General Motors Will Make Every Car They Manufacture Electric By 2025

General Motors, one of the largest automakers on the planet, is making some big, environmentally-friendly moves in the auto industry. They just declared they’re going to go fully electric with every model they produce by the year 2025—that’s less than ten years from now.
“General Motors believes in an all-electric future,” Mark Reuss, General Motors executive vice president, said in a press release. 

The company sold 10 million cars last year, so switching all of those gas-guzzlers over to electric will mean big changes. In 2015, greenhouse gas emissions from transportation accounted for about 27 percent of total U.S. greenhouse gas emissions, according to the Environmental Protection Agency.

 

The new all-electric models coming from GM will be a mix of battery electric cars and fuel cell-powered vehicles. GM promises up to 20 new cars by 2023, all in their new zero-emissions style.

Paris has  made waves with its local auto environmental efforts: The city “bans” cars for a day each September, encouraging biking, walking and public transport in the city, with results that estimate 40% less emissions for that day.
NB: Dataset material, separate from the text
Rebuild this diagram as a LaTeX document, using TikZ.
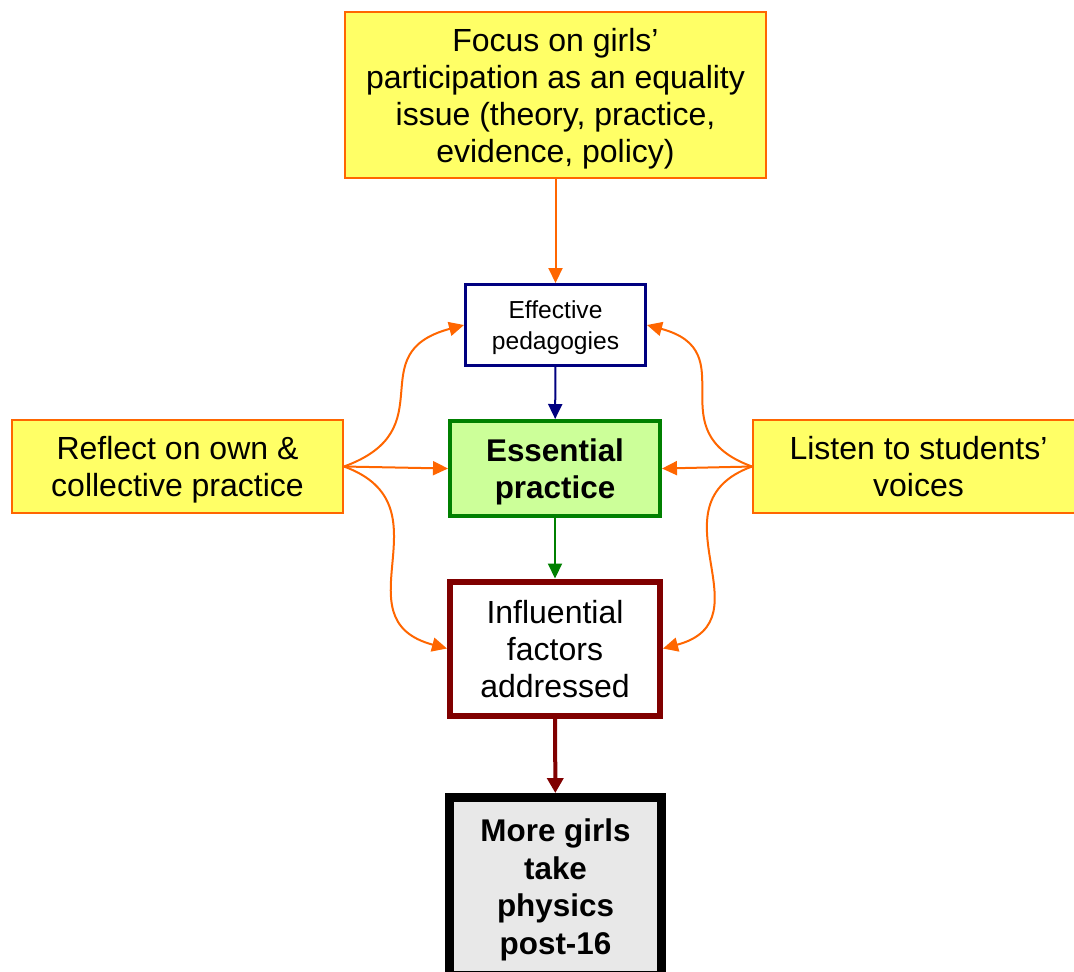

On top of the clear environmental gains, car tech is taking a big leap forward as far as safety and traffic. GM is working on pioneering driverless cars with vehicle-to-vehicle communication capabilities, with an aim to reduce vehicle pollution, congestion, and traffic deaths.

It makes economic sense, and health sense too. And, this could also stop our dependence on oil. Barclays analysts forecast that electric vehicle adoption and higher fuel efficiency could cut global oil demand by 3.5 million barrels a day by 2025.